Transcribe the entries below exactly; leave every image out.

## start

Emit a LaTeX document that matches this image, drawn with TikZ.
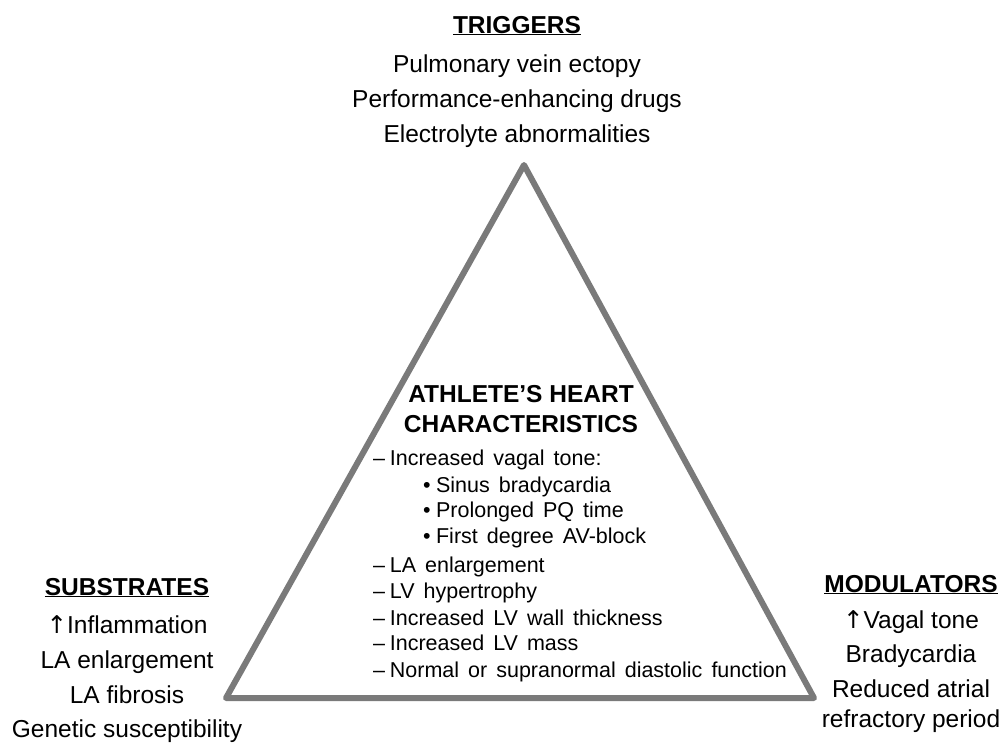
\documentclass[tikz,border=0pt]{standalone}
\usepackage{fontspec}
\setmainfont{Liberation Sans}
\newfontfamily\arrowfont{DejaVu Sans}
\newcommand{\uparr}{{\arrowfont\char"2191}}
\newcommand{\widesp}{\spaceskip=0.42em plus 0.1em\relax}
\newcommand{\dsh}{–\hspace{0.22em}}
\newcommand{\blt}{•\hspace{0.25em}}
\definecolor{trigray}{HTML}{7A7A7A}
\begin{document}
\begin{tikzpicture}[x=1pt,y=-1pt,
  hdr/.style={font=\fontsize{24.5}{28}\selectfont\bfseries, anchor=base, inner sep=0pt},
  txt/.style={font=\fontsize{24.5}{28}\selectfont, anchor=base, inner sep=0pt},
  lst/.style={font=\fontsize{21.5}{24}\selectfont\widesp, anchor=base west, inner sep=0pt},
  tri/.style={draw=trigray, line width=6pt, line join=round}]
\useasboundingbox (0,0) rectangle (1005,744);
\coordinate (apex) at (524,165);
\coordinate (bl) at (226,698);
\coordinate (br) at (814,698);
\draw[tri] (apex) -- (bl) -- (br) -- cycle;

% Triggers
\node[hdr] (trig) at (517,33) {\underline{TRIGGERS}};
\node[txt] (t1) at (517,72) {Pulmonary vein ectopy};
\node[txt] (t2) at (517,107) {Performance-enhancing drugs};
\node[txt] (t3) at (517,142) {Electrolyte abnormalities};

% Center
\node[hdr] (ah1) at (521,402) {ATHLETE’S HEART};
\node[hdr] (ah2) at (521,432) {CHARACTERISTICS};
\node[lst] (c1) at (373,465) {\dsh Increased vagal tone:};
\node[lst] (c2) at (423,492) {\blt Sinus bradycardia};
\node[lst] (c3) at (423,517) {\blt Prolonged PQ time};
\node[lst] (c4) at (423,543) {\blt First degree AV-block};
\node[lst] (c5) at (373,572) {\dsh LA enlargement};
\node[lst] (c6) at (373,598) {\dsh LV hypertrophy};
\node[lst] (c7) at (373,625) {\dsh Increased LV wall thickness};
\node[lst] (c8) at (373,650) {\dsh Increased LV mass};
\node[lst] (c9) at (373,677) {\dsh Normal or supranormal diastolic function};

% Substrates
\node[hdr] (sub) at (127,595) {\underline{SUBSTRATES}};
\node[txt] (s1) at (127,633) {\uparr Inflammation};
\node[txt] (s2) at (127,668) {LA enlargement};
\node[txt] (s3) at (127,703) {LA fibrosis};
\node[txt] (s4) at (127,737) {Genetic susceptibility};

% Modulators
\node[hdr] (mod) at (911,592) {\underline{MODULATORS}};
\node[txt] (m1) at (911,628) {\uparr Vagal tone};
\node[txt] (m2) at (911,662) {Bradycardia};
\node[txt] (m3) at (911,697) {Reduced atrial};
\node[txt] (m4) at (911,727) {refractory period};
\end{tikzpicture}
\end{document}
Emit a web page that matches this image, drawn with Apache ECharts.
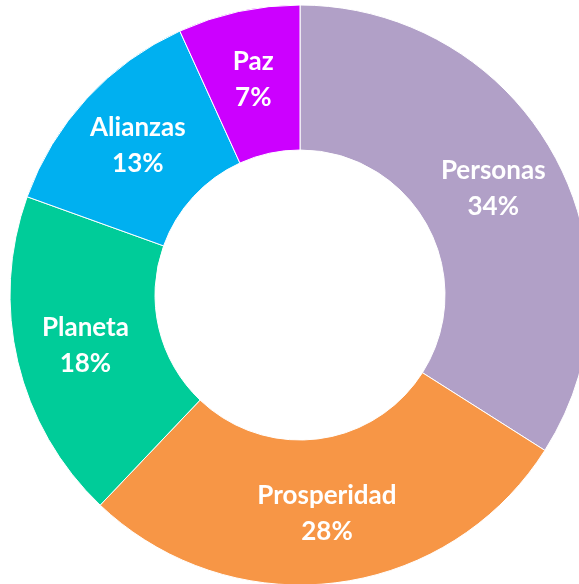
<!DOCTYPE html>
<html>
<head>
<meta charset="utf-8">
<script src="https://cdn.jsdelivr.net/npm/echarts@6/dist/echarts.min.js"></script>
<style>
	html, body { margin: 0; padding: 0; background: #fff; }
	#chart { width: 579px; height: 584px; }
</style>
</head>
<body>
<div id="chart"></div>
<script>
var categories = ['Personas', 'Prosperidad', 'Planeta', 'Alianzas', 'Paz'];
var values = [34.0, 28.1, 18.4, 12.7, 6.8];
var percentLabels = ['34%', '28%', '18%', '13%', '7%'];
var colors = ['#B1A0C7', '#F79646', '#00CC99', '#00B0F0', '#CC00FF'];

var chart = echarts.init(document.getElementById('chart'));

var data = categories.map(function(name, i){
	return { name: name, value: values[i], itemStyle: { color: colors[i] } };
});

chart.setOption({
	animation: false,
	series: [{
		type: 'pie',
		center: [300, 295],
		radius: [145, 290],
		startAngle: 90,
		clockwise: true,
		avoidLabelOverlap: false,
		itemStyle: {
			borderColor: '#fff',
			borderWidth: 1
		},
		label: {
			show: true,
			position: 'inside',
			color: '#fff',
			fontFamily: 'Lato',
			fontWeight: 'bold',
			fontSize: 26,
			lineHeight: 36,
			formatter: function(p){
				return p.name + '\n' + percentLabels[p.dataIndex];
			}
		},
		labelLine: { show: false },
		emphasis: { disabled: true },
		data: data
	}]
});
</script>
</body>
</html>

## end

RESPONSE TO THIS EXERCISE:
Emit a LaTeX document that matches this image, drawn with TikZ.
\documentclass[tikz,border=0pt]{standalone}
\usepackage{fontspec}
\setmainfont{Liberation Sans}
\newfontfamily\arrowfont{DejaVu Sans}
\newcommand{\uparr}{{\arrowfont\char"2191}}
\newcommand{\widesp}{\spaceskip=0.42em plus 0.1em\relax}
\newcommand{\dsh}{–\hspace{0.22em}}
\newcommand{\blt}{•\hspace{0.25em}}
\definecolor{trigray}{HTML}{7A7A7A}
\begin{document}
\begin{tikzpicture}[x=1pt,y=-1pt,
  hdr/.style={font=\fontsize{24.5}{28}\selectfont\bfseries, anchor=base, inner sep=0pt},
  txt/.style={font=\fontsize{24.5}{28}\selectfont, anchor=base, inner sep=0pt},
  lst/.style={font=\fontsize{21.5}{24}\selectfont\widesp, anchor=base west, inner sep=0pt},
  tri/.style={draw=trigray, line width=6pt, line join=round}]
\useasboundingbox (0,0) rectangle (1005,744);
\coordinate (apex) at (524,165);
\coordinate (bl) at (226,698);
\coordinate (br) at (814,698);
\draw[tri] (apex) -- (bl) -- (br) -- cycle;

% Triggers
\node[hdr] (trig) at (517,33) {\underline{TRIGGERS}};
\node[txt] (t1) at (517,72) {Pulmonary vein ectopy};
\node[txt] (t2) at (517,107) {Performance-enhancing drugs};
\node[txt] (t3) at (517,142) {Electrolyte abnormalities};

% Center
\node[hdr] (ah1) at (521,402) {ATHLETE’S HEART};
\node[hdr] (ah2) at (521,432) {CHARACTERISTICS};
\node[lst] (c1) at (373,465) {\dsh Increased vagal tone:};
\node[lst] (c2) at (423,492) {\blt Sinus bradycardia};
\node[lst] (c3) at (423,517) {\blt Prolonged PQ time};
\node[lst] (c4) at (423,543) {\blt First degree AV-block};
\node[lst] (c5) at (373,572) {\dsh LA enlargement};
\node[lst] (c6) at (373,598) {\dsh LV hypertrophy};
\node[lst] (c7) at (373,625) {\dsh Increased LV wall thickness};
\node[lst] (c8) at (373,650) {\dsh Increased LV mass};
\node[lst] (c9) at (373,677) {\dsh Normal or supranormal diastolic function};

% Substrates
\node[hdr] (sub) at (127,595) {\underline{SUBSTRATES}};
\node[txt] (s1) at (127,633) {\uparr Inflammation};
\node[txt] (s2) at (127,668) {LA enlargement};
\node[txt] (s3) at (127,703) {LA fibrosis};
\node[txt] (s4) at (127,737) {Genetic susceptibility};

% Modulators
\node[hdr] (mod) at (911,592) {\underline{MODULATORS}};
\node[txt] (m1) at (911,628) {\uparr Vagal tone};
\node[txt] (m2) at (911,662) {Bradycardia};
\node[txt] (m3) at (911,697) {Reduced atrial};
\node[txt] (m4) at (911,727) {refractory period};
\end{tikzpicture}
\end{document}
Emit a web page that matches this image, drawn with Apache ECharts.
<!DOCTYPE html>
<html>
<head>
<meta charset="utf-8">
<script src="https://cdn.jsdelivr.net/npm/echarts@6/dist/echarts.min.js"></script>
<style>
	html, body { margin: 0; padding: 0; background: #fff; }
	#chart { width: 579px; height: 584px; }
</style>
</head>
<body>
<div id="chart"></div>
<script>
var categories = ['Personas', 'Prosperidad', 'Planeta', 'Alianzas', 'Paz'];
var values = [34.0, 28.1, 18.4, 12.7, 6.8];
var percentLabels = ['34%', '28%', '18%', '13%', '7%'];
var colors = ['#B1A0C7', '#F79646', '#00CC99', '#00B0F0', '#CC00FF'];

var chart = echarts.init(document.getElementById('chart'));

var data = categories.map(function(name, i){
	return { name: name, value: values[i], itemStyle: { color: colors[i] } };
});

chart.setOption({
	animation: false,
	series: [{
		type: 'pie',
		center: [300, 295],
		radius: [145, 290],
		startAngle: 90,
		clockwise: true,
		avoidLabelOverlap: false,
		itemStyle: {
			borderColor: '#fff',
			borderWidth: 1
		},
		label: {
			show: true,
			position: 'inside',
			color: '#fff',
			fontFamily: 'Lato',
			fontWeight: 'bold',
			fontSize: 26,
			lineHeight: 36,
			formatter: function(p){
				return p.name + '\n' + percentLabels[p.dataIndex];
			}
		},
		labelLine: { show: false },
		emphasis: { disabled: true },
		data: data
	}]
});
</script>
</body>
</html>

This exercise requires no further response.